Some of the most basic pieces of etiquette you need to remember are:
#1: Don't Eat or Drink in The Booth
While it is important to take breaks for food, and to stay hydrated, it's also important to seem approachable while you're working a trade show booth. If someone sees that you're eating or drinking, then social etiquette tells them you shouldn't be interrupted. As such, you need to seem approachable at all times. It's hard enough to get people to stop and listen to your talk; don't make it harder by trying to give it while eating a burger.
#2: Maintain Eye Level
Sitting down might seem like a great idea, especially if your booth has concrete floors and your shoes don't have extra padding in them, but it can make you look uninterested in the people walking by your booth. That's why it's a much better idea to stand, or to get a really high stool to sit on. For some reason we find it easier to talk to people who are at our eye level, even if they're sitting, which can make a cushy stool a worthwhile investment, along with a high front table.
#3: Don't Get in Your Neighbor's Way
Perhaps the biggest faux pas you can make is to infringe on neighboring booths at a trade show. That means if you have lights and sounds, or if you tend to make announcements to passersby, you need to be sure you're not being a nuisance to those around you. Courtesy is a big deal at trade shows, and if you're going to do something you think might be a distraction, it's a good idea to ask your neighbors first, and to see what they think about your setup.
#4: Actively Listen, Instead of Relying on a Pitch
This is a general piece of salesperson etiquette, but it takes center stage when you're at a trade show. If you manage to cut someone out from the crowd, and that person comes to your booth, don't drop your sales pitch on them like you're doing an impression of spam email. Chat with them, find out how they're doing, and what their experience has been like so far. Let them get comfortable, and find out who they are. Maybe they aren't someone who's even in the market for what you're selling, or maybe they are, but this person will remember you were genuine and friendly. Additionally, if you listen to that person's needs, you're more likely to find ways you can steer him or her toward your products without resorting to your boilerplate pitch.

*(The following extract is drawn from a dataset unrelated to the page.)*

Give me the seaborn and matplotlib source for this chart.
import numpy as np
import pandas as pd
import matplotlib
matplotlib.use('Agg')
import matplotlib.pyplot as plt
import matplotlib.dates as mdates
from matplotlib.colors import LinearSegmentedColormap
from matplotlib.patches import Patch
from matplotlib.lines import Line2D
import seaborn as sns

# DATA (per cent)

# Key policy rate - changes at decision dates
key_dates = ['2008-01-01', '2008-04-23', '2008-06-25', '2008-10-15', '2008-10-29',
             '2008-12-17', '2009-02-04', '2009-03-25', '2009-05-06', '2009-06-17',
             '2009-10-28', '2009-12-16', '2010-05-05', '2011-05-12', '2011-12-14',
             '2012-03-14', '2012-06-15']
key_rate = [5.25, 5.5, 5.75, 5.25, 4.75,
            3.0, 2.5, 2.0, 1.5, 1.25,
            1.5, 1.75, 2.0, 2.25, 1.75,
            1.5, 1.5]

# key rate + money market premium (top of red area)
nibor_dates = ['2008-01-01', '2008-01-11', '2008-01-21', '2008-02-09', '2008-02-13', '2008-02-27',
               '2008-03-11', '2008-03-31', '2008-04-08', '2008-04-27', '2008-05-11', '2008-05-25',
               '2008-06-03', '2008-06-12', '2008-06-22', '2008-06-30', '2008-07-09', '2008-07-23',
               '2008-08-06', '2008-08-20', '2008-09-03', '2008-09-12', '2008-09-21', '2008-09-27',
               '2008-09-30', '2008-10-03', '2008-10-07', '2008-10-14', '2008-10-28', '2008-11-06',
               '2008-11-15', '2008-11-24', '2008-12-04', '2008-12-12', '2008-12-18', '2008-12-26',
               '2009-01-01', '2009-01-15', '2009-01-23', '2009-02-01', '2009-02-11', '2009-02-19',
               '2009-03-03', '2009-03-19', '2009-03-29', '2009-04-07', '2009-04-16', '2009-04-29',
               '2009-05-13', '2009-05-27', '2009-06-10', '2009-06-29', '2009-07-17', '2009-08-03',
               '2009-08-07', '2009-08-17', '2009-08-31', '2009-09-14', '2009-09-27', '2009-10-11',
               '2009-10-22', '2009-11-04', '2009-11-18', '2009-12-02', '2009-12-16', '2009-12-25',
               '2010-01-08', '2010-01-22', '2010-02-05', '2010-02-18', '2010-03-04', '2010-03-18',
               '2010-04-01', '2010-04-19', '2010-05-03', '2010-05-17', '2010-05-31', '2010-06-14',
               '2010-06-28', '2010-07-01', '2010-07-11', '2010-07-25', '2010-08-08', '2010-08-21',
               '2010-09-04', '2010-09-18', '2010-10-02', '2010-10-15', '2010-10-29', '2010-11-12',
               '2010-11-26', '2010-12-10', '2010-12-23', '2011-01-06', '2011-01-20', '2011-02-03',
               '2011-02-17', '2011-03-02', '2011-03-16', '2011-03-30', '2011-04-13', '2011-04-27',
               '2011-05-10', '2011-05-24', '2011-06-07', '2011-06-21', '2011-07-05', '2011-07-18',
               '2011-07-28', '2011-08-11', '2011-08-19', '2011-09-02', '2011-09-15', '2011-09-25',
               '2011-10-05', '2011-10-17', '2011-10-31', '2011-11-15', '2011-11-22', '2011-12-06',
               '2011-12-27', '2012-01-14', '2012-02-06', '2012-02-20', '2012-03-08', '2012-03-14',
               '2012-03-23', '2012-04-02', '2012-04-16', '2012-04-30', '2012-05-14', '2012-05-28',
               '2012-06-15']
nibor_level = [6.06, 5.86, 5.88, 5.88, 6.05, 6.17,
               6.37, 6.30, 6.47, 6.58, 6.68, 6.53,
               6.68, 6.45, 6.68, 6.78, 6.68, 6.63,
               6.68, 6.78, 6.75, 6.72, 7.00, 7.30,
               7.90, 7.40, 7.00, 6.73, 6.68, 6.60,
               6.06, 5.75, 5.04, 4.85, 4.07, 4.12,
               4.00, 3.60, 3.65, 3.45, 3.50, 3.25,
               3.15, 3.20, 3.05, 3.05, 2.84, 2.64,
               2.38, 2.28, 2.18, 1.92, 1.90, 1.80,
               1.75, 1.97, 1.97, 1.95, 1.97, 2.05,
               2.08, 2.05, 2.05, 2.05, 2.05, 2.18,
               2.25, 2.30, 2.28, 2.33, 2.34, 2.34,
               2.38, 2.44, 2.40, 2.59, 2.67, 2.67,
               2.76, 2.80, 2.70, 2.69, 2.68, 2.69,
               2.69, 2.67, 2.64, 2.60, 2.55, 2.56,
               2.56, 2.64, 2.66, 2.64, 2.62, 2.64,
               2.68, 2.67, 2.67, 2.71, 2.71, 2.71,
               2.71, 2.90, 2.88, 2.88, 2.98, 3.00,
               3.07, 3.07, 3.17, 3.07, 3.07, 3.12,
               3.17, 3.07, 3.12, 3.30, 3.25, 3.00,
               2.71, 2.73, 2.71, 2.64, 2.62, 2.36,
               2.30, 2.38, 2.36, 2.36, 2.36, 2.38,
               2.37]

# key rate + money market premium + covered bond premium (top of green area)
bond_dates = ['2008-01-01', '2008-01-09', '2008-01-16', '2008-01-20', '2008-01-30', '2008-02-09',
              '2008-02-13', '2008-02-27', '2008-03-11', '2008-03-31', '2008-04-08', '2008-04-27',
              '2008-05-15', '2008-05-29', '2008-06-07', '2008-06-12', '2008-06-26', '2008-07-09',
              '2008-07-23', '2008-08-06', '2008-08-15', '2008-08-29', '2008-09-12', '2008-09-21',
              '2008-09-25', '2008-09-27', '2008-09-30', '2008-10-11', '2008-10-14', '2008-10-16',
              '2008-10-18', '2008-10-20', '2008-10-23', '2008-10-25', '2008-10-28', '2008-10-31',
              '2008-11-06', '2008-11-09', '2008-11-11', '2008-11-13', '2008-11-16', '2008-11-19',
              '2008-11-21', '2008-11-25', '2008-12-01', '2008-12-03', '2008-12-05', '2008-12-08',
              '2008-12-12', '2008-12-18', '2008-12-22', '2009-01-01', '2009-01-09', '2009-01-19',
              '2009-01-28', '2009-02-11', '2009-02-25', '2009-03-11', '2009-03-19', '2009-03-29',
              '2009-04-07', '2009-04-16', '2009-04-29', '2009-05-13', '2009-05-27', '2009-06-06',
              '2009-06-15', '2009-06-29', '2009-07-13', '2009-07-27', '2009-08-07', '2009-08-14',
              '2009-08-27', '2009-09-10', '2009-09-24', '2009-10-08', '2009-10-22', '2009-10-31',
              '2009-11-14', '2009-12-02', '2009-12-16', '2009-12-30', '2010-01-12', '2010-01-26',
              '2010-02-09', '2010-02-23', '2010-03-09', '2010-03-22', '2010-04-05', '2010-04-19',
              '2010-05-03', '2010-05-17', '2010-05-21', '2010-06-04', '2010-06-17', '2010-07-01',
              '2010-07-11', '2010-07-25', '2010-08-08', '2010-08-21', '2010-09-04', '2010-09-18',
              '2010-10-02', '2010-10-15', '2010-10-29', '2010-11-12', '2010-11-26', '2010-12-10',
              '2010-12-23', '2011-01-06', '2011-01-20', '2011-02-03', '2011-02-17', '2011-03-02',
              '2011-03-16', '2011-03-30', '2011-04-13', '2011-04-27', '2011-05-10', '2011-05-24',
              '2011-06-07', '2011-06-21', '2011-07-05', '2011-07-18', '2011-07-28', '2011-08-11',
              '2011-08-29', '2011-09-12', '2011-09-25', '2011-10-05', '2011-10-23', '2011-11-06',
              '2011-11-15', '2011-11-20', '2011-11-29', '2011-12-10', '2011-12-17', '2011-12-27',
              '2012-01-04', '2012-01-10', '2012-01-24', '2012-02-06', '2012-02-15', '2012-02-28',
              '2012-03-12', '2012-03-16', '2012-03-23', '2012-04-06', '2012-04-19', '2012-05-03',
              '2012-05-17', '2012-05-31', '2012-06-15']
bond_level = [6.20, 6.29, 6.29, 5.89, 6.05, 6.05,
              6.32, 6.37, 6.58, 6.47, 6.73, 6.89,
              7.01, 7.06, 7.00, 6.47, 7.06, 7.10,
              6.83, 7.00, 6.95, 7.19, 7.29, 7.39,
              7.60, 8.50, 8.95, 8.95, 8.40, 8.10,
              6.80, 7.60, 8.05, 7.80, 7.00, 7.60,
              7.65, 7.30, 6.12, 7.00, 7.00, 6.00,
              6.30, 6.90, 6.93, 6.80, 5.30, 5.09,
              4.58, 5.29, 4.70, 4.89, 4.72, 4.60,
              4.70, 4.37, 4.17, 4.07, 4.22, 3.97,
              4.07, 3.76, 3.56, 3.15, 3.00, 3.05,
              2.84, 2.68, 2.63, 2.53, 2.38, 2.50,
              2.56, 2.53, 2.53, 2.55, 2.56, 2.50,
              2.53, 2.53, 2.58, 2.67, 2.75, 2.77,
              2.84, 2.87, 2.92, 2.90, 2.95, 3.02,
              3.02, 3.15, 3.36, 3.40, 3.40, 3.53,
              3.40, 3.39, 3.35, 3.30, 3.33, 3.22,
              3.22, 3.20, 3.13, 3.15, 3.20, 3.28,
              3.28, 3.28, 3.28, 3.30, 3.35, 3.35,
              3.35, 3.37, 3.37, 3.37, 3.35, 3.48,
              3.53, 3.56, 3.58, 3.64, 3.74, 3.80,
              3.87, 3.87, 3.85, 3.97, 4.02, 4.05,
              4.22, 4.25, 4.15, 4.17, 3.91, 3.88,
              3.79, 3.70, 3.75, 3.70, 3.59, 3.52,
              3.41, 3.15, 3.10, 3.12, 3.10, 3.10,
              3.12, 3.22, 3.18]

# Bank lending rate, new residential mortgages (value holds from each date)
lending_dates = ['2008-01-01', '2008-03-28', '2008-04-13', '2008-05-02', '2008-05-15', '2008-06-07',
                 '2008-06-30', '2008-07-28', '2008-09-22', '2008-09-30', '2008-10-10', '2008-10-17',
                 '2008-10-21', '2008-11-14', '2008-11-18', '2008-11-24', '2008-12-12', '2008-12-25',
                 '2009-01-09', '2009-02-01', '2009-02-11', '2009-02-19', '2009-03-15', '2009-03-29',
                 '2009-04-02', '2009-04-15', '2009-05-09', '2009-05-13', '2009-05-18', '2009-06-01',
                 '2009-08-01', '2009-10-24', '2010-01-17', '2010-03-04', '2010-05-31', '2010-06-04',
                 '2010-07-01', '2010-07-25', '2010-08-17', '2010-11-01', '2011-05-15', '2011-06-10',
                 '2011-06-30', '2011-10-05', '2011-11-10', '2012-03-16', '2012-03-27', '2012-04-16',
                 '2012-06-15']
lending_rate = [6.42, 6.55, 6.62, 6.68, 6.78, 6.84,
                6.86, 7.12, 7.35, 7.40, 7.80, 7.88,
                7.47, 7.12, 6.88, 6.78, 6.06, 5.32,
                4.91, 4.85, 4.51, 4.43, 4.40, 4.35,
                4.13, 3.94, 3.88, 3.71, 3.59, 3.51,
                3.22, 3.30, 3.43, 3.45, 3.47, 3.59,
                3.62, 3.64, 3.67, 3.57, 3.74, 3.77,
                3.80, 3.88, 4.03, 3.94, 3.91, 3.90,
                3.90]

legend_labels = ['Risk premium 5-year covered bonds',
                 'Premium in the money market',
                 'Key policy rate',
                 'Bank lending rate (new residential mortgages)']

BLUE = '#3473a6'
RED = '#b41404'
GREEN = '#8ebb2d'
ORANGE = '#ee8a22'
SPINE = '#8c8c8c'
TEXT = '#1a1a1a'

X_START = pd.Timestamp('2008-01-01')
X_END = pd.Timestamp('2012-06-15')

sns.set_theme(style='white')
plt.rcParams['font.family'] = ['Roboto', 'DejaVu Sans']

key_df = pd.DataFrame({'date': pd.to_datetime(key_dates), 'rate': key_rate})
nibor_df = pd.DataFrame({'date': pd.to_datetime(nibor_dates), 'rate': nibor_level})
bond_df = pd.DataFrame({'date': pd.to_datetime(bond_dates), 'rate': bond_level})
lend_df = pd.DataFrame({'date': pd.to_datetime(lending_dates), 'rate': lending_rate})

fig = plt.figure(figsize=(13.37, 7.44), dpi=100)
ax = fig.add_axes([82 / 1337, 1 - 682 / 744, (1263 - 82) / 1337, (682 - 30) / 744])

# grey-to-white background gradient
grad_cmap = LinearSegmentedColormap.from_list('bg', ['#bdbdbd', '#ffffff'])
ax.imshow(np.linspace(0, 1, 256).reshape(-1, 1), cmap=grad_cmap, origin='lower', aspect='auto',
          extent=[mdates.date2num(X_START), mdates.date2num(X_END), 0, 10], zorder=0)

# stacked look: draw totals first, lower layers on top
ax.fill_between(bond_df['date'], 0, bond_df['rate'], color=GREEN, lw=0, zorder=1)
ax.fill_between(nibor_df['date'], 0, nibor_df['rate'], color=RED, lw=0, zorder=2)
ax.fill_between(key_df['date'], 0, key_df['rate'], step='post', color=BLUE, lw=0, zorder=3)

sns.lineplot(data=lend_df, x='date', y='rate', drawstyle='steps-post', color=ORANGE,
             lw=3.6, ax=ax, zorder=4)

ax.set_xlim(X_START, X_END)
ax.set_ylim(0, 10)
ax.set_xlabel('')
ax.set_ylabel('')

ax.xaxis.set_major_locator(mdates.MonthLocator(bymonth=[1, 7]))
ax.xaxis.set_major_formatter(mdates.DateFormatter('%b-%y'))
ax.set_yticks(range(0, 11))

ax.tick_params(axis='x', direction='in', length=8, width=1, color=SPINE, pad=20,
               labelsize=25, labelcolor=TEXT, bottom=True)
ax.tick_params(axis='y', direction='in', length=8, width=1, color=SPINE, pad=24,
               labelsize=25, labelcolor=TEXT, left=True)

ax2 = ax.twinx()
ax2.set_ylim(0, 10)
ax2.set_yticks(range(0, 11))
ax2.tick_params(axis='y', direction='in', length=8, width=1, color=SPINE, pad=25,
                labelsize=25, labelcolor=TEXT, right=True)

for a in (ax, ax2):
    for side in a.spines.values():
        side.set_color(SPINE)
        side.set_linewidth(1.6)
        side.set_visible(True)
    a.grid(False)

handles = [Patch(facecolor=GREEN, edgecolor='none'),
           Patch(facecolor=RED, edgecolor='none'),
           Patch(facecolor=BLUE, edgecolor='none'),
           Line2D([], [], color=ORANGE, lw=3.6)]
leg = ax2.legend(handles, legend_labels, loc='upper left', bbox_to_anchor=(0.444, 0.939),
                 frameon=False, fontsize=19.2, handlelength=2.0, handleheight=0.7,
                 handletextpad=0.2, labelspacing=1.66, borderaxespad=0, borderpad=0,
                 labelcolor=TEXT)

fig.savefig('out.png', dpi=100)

#5: Look Like You Want to Be There
Being at a trade show can be exhausting after a while. Long hours on hard floors, talking till your throat goes dry, and doing the same demonstrations over and over again can all take their toll. However, it's important for you to look crisp, clean, and most of all enthused to be there. Open body language, and positive energy, make more sales than all the facts and figures in the world. It's also why you should make sure you take breaks, and enjoy your time. All work, no play, etc.